The Cocteau Twins Tiny Dynamine/Echoes in a Shallow Bay: Talking about these two records yesterday made me want to listen to them. If a band can put two EP's together and wind up with an album that's as strong as their regular albums, then you know you're dealing with brilliance.
Harper Lee He Holds A Flame EP: Because love is a dirty proposition for the literate. Modern day Sturm und Drang at its finest.
Christina Carter Electrice: I have a theory about her and her music that I cannot share right now. Her music is beautiful, grand, gentle experimental folk-based epics. Just don't call it folk.
Weird Weeds Weird Feelings: These weird kids are all right! They make their canines proud. G osee 'em on tour.
Alan Sparhawk Solo Guitar: Because I was too tired to listen to Yellow Swans. Beautiful. Minimal. Solo. Guitar.
Tim O'Reagan: Tim O' Reagan: Solo debut from The Jayhawks' drummer. Not a bum note to be found in this quite, unassuming release.
Montys Loco Man Overboard: This Swedish duo's music is, in a word, breathtaking.
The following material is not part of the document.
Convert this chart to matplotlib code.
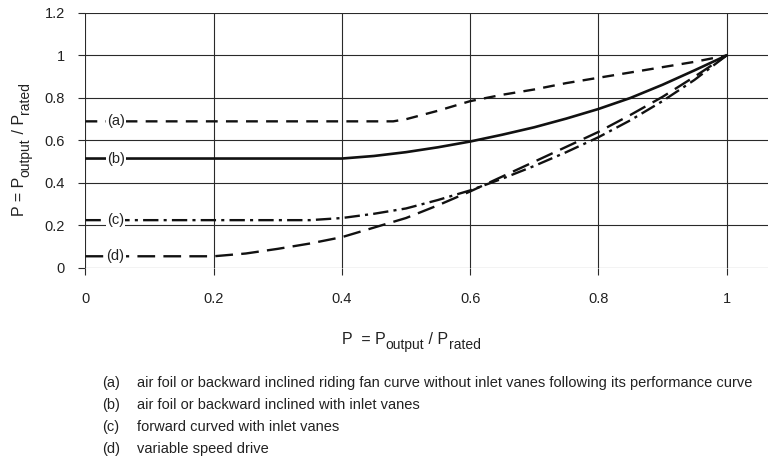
import matplotlib
matplotlib.use("Agg")
import matplotlib.pyplot as plt

plt.rcParams['font.family'] = ['Liberation Sans', 'DejaVu Sans']

# curve data
x_a = [0, 0.48, 0.5, 0.55, 0.6, 0.65, 0.7, 0.75, 0.8, 0.85, 0.9, 0.95, 1.0]
y_a = [0.69, 0.69, 0.70, 0.74, 0.785, 0.815, 0.84, 0.87, 0.895, 0.92, 0.945, 0.97, 1.0]

x_b = [0, 0.4, 0.45, 0.5, 0.55, 0.6, 0.65, 0.7, 0.75, 0.8, 0.85, 0.9, 0.95, 1.0]
y_b = [0.515, 0.515, 0.527, 0.545, 0.568, 0.595, 0.627, 0.662, 0.703, 0.748, 0.80, 0.862, 0.93, 1.0]

x_c = [0, 0.35, 0.4, 0.45, 0.5, 0.55, 0.6, 0.65, 0.7, 0.75, 0.8, 0.85, 0.9, 0.95, 1.0]
y_c = [0.225, 0.225, 0.235, 0.255, 0.28, 0.32, 0.365, 0.42, 0.48, 0.545, 0.615, 0.695, 0.785, 0.885, 1.0]

x_d = [0, 0.2, 0.25, 0.3, 0.35, 0.4, 0.45, 0.5, 0.55, 0.6, 0.65, 0.7, 0.75, 0.8, 0.85, 0.9, 0.95, 1.0]
y_d = [0.055, 0.055, 0.068, 0.09, 0.115, 0.145, 0.19, 0.235, 0.295, 0.36, 0.43, 0.5, 0.57, 0.64, 0.72, 0.805, 0.9, 1.0]

curve_tags = ['(a)', '(b)', '(c)', '(d)']
notes = [
    'air foil or backward inclined riding fan curve without inlet vanes following its performance curve',
    'air foil or backward inclined with inlet vanes',
    'forward curved with inlet vanes',
    'variable speed drive',
]
xticks = [0, 0.2, 0.4, 0.6, 0.8, 1.0]
xticklabels = ['0', '0.2', '0.4', '0.6', '0.8', '1']
yticks = [0, 0.2, 0.4, 0.6, 0.8, 1.0, 1.2]
yticklabels = ['0', '0.2', '0.4', '0.6', '0.8', '1', '1.2']

FS = 10.5
LAB = 11.5
SUB = 10
TXT = '#222'


def sub_label(ax, x, y, parts, vertical=False):
    """Chain text pieces so subscripts sit slightly lower, like the original."""
    first = None
    prev = None
    for text, kind in parts:
        size = {'main': LAB, 'sub': SUB, 'slash': 10}[kind]
        if first is None:
            if vertical:
                first = ax.annotate(text, (x, y), xycoords='figure fraction', rotation=90,
                                    ha='right', va='bottom', fontsize=size, color=TXT,
                                    annotation_clip=False)
            else:
                first = ax.annotate(text, (x, y), xycoords='figure fraction',
                                    ha='left', va='bottom', fontsize=size, color=TXT,
                                    annotation_clip=False)
            prev = first
            continue
        shift = 3.6 if kind == 'sub' else 0
        if vertical:
            prev = ax.annotate(text, (1, 1), xycoords=(first, prev), rotation=90,
                               xytext=(shift, 0), textcoords='offset points',
                               ha='right', va='bottom', fontsize=size, color=TXT,
                               annotation_clip=False)
        else:
            prev = ax.annotate(text, (1, 0), xycoords=(prev, first),
                               xytext=(0, -shift), textcoords='offset points',
                               ha='left', va='bottom', fontsize=size, color=TXT,
                               annotation_clip=False)


fig = plt.figure(figsize=(7.68, 4.62), dpi=100)
ax = fig.add_axes([0.1113, 0.42, 0.8887, 0.5519])

ink = '#111111'
ax.plot(x_a, y_a, color=ink, lw=1.7, linestyle=(0, (5, 3.5)), zorder=3)
ax.plot(x_b, y_b, color=ink, lw=1.9, linestyle='-', zorder=3)
ax.plot(x_c, y_c, color=ink, lw=1.7, linestyle=(0, (6.5, 2.2, 1.3, 2.2)), zorder=3)
ax.plot(x_d, y_d, color=ink, lw=1.7, linestyle=(0, (7.5, 3.5)), zorder=3)

# tags on the flat part of each curve
for tag, yy in zip(curve_tags, [y_a[0], y_b[0], y_c[0], y_d[0]]):
    ax.text(0.047, yy, tag, ha='center', va='center', fontsize=FS, color=TXT,
            bbox=dict(facecolor='white', edgecolor='none', pad=0.8), zorder=4)

ax.set_xlim(0, 1.0647)
ax.set_ylim(0, 1.2)
ax.set_xticks(xticks)
ax.set_xticklabels(xticklabels)
ax.set_yticks(yticks)
ax.set_yticklabels(yticklabels)
ax.grid(True, color='#2a2a2a', lw=0.8)
ax.tick_params(direction='out', length=5, width=0.8, color='#2a2a2a',
               labelsize=FS, labelcolor=TXT, pad=12)
ax.tick_params(axis='y', pad=10)
for s in ax.spines.values():
    s.set_visible(False)

sub_label(ax, 27 / 768, 1 - 216 / 462,
          [('P = P', 'main'), ('output', 'sub'), (' / P', 'main'), ('rated', 'sub')], vertical=True)
sub_label(ax, 342 / 768, 1 - 347 / 462,
          [('P  = P', 'main'), ('output', 'sub'), (' / P', 'main'), ('rated', 'sub')])

rows_y = [383, 405, 427, 449]
for tag, note, yy in zip(curve_tags, notes, rows_y):
    fig.text(102 / 768, 1 - yy / 462, tag, ha='left', va='center', fontsize=FS, color=TXT)
    fig.text(137 / 768, 1 - yy / 462, note, ha='left', va='center', fontsize=FS, color=TXT)

fig.savefig('out.png', dpi=100, facecolor='white')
This is an amazing record that has been neglected by the fickle "music world." But it's the music world's loss. Breathy, sexy, and a little bit weird…
The Carpenters Greatest Hits: I've been in love with Karen ever since I was a little fellow. Still brings tears to my eyes, she does. She left us and I don't know where she is now and I have her records to listen to every day and I guess that makes it a little bit better.
The Bobby McGees Ivor Cutler Is Dead: Because I can't find my Vaselines CD and I needed to be reminded how good a simple song can be.
Pet Shop Boys Behavior: This is a post-midnight, post-graduate pop album, and its brilliance has yet to subside with age. Sixteen years I have loved this record.
A Girl Called Eddy A Girl Called Eddy: I'm going to bed alone, so I might as well go to bed alone with a beautiful woman singing beautiful songs about going to bed alone.
So what does this list say about me? I like a sad song, perhaps? I can't really be the judge of that. Is it reflective of what a 33-year old music-loving guy should be listen to? I can't really tell you. All I know is I had a wonderful time listening to these records, and it helped me to remember why I write in the first place: because I love music. I hate everything about how music is made and exploited, but I love music.